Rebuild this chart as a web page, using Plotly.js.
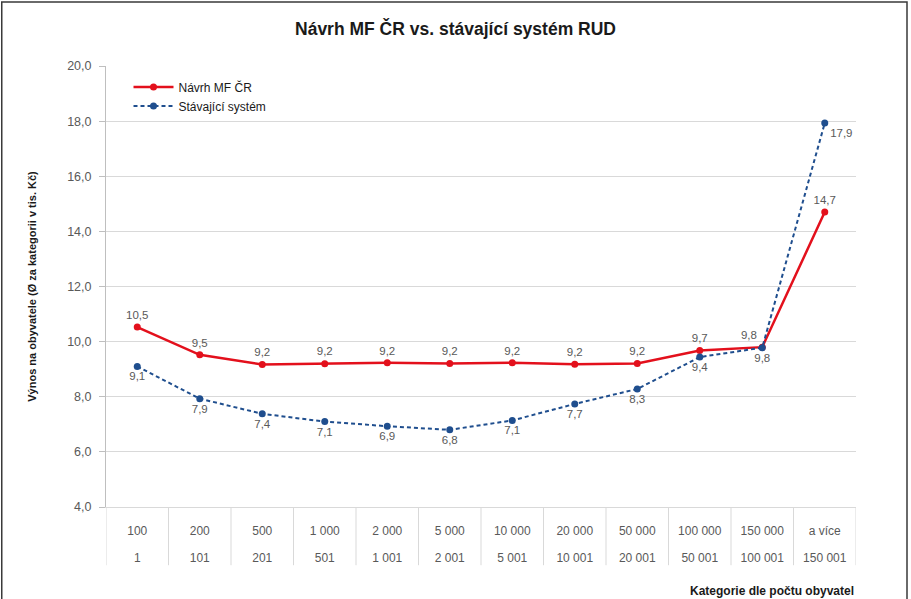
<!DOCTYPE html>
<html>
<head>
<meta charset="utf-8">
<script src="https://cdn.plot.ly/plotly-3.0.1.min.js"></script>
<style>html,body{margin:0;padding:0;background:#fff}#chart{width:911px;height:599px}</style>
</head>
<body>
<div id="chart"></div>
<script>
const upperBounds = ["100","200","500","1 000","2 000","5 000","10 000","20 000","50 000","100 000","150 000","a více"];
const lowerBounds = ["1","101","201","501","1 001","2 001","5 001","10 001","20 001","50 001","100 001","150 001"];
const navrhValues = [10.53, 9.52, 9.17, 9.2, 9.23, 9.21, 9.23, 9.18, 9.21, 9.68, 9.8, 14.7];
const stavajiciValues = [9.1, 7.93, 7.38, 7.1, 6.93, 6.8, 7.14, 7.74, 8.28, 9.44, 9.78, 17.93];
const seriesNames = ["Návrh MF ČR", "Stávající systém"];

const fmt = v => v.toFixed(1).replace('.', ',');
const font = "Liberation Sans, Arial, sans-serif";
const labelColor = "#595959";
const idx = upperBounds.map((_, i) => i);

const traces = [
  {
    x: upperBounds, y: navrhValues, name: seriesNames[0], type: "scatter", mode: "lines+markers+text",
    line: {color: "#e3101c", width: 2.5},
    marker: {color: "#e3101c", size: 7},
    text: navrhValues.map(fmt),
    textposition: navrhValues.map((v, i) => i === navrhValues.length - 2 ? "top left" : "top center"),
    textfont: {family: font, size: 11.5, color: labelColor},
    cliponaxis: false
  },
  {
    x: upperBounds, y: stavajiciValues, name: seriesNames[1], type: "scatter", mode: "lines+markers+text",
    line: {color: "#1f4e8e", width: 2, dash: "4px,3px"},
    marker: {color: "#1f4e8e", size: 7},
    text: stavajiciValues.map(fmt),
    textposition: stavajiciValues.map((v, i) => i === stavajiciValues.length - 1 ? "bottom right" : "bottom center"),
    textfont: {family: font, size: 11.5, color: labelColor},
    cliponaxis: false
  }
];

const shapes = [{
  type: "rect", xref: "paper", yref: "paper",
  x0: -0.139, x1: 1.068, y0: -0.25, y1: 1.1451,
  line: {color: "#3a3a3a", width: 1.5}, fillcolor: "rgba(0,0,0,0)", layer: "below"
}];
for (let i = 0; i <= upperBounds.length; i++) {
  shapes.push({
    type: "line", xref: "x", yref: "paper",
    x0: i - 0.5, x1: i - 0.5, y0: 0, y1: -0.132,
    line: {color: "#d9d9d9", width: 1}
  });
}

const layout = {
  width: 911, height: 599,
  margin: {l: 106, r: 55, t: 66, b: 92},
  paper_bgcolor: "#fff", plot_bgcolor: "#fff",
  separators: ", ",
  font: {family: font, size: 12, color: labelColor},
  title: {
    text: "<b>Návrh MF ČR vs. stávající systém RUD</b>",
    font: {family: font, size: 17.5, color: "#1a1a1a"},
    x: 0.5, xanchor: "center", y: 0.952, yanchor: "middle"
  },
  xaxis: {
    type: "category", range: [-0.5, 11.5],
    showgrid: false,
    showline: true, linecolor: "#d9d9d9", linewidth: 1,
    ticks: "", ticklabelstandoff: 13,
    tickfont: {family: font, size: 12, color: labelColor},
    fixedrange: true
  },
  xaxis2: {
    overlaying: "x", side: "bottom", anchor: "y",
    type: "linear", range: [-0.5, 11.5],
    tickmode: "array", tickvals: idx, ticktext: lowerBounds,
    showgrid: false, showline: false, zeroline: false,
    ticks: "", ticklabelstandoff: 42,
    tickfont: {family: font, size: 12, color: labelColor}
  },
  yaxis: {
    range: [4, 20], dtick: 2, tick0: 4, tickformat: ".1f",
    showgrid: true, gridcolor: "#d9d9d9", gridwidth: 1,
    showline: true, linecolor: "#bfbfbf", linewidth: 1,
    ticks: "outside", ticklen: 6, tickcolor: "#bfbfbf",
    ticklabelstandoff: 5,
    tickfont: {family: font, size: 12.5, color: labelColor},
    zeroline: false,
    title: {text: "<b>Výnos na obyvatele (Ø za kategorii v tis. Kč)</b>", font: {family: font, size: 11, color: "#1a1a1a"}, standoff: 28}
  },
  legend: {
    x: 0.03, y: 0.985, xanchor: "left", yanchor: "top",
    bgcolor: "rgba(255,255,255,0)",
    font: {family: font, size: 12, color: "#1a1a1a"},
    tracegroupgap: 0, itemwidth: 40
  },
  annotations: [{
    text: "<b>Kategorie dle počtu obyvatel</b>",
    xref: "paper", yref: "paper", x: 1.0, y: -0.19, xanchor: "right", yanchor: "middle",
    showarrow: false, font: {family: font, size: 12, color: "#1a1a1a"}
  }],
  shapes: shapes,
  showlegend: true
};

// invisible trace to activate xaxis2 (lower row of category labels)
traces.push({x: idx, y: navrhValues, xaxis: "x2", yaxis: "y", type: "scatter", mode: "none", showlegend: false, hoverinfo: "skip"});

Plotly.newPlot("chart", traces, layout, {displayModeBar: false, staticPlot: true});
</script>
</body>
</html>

----------

> **Objective**
Output all of the data exactly as it stands, minus any images.

> **Result of the exercise**
Rebuild this chart as a web page, using Plotly.js.
<!DOCTYPE html>
<html>
<head>
<meta charset="utf-8">
<script src="https://cdn.plot.ly/plotly-3.0.1.min.js"></script>
<style>html,body{margin:0;padding:0;background:#fff}#chart{width:911px;height:599px}</style>
</head>
<body>
<div id="chart"></div>
<script>
const upperBounds = ["100","200","500","1 000","2 000","5 000","10 000","20 000","50 000","100 000","150 000","a více"];
const lowerBounds = ["1","101","201","501","1 001","2 001","5 001","10 001","20 001","50 001","100 001","150 001"];
const navrhValues = [10.53, 9.52, 9.17, 9.2, 9.23, 9.21, 9.23, 9.18, 9.21, 9.68, 9.8, 14.7];
const stavajiciValues = [9.1, 7.93, 7.38, 7.1, 6.93, 6.8, 7.14, 7.74, 8.28, 9.44, 9.78, 17.93];
const seriesNames = ["Návrh MF ČR", "Stávající systém"];

const fmt = v => v.toFixed(1).replace('.', ',');
const font = "Liberation Sans, Arial, sans-serif";
const labelColor = "#595959";
const idx = upperBounds.map((_, i) => i);

const traces = [
  {
    x: upperBounds, y: navrhValues, name: seriesNames[0], type: "scatter", mode: "lines+markers+text",
    line: {color: "#e3101c", width: 2.5},
    marker: {color: "#e3101c", size: 7},
    text: navrhValues.map(fmt),
    textposition: navrhValues.map((v, i) => i === navrhValues.length - 2 ? "top left" : "top center"),
    textfont: {family: font, size: 11.5, color: labelColor},
    cliponaxis: false
  },
  {
    x: upperBounds, y: stavajiciValues, name: seriesNames[1], type: "scatter", mode: "lines+markers+text",
    line: {color: "#1f4e8e", width: 2, dash: "4px,3px"},
    marker: {color: "#1f4e8e", size: 7},
    text: stavajiciValues.map(fmt),
    textposition: stavajiciValues.map((v, i) => i === stavajiciValues.length - 1 ? "bottom right" : "bottom center"),
    textfont: {family: font, size: 11.5, color: labelColor},
    cliponaxis: false
  }
];

const shapes = [{
  type: "rect", xref: "paper", yref: "paper",
  x0: -0.139, x1: 1.068, y0: -0.25, y1: 1.1451,
  line: {color: "#3a3a3a", width: 1.5}, fillcolor: "rgba(0,0,0,0)", layer: "below"
}];
for (let i = 0; i <= upperBounds.length; i++) {
  shapes.push({
    type: "line", xref: "x", yref: "paper",
    x0: i - 0.5, x1: i - 0.5, y0: 0, y1: -0.132,
    line: {color: "#d9d9d9", width: 1}
  });
}

const layout = {
  width: 911, height: 599,
  margin: {l: 106, r: 55, t: 66, b: 92},
  paper_bgcolor: "#fff", plot_bgcolor: "#fff",
  separators: ", ",
  font: {family: font, size: 12, color: labelColor},
  title: {
    text: "<b>Návrh MF ČR vs. stávající systém RUD</b>",
    font: {family: font, size: 17.5, color: "#1a1a1a"},
    x: 0.5, xanchor: "center", y: 0.952, yanchor: "middle"
  },
  xaxis: {
    type: "category", range: [-0.5, 11.5],
    showgrid: false,
    showline: true, linecolor: "#d9d9d9", linewidth: 1,
    ticks: "", ticklabelstandoff: 13,
    tickfont: {family: font, size: 12, color: labelColor},
    fixedrange: true
  },
  xaxis2: {
    overlaying: "x", side: "bottom", anchor: "y",
    type: "linear", range: [-0.5, 11.5],
    tickmode: "array", tickvals: idx, ticktext: lowerBounds,
    showgrid: false, showline: false, zeroline: false,
    ticks: "", ticklabelstandoff: 42,
    tickfont: {family: font, size: 12, color: labelColor}
  },
  yaxis: {
    range: [4, 20], dtick: 2, tick0: 4, tickformat: ".1f",
    showgrid: true, gridcolor: "#d9d9d9", gridwidth: 1,
    showline: true, linecolor: "#bfbfbf", linewidth: 1,
    ticks: "outside", ticklen: 6, tickcolor: "#bfbfbf",
    ticklabelstandoff: 5,
    tickfont: {family: font, size: 12.5, color: labelColor},
    zeroline: false,
    title: {text: "<b>Výnos na obyvatele (Ø za kategorii v tis. Kč)</b>", font: {family: font, size: 11, color: "#1a1a1a"}, standoff: 28}
  },
  legend: {
    x: 0.03, y: 0.985, xanchor: "left", yanchor: "top",
    bgcolor: "rgba(255,255,255,0)",
    font: {family: font, size: 12, color: "#1a1a1a"},
    tracegroupgap: 0, itemwidth: 40
  },
  annotations: [{
    text: "<b>Kategorie dle počtu obyvatel</b>",
    xref: "paper", yref: "paper", x: 1.0, y: -0.19, xanchor: "right", yanchor: "middle",
    showarrow: false, font: {family: font, size: 12, color: "#1a1a1a"}
  }],
  shapes: shapes,
  showlegend: true
};

// invisible trace to activate xaxis2 (lower row of category labels)
traces.push({x: idx, y: navrhValues, xaxis: "x2", yaxis: "y", type: "scatter", mode: "none", showlegend: false, hoverinfo: "skip"});

Plotly.newPlot("chart", traces, layout, {displayModeBar: false, staticPlot: true});
</script>
</body>
</html>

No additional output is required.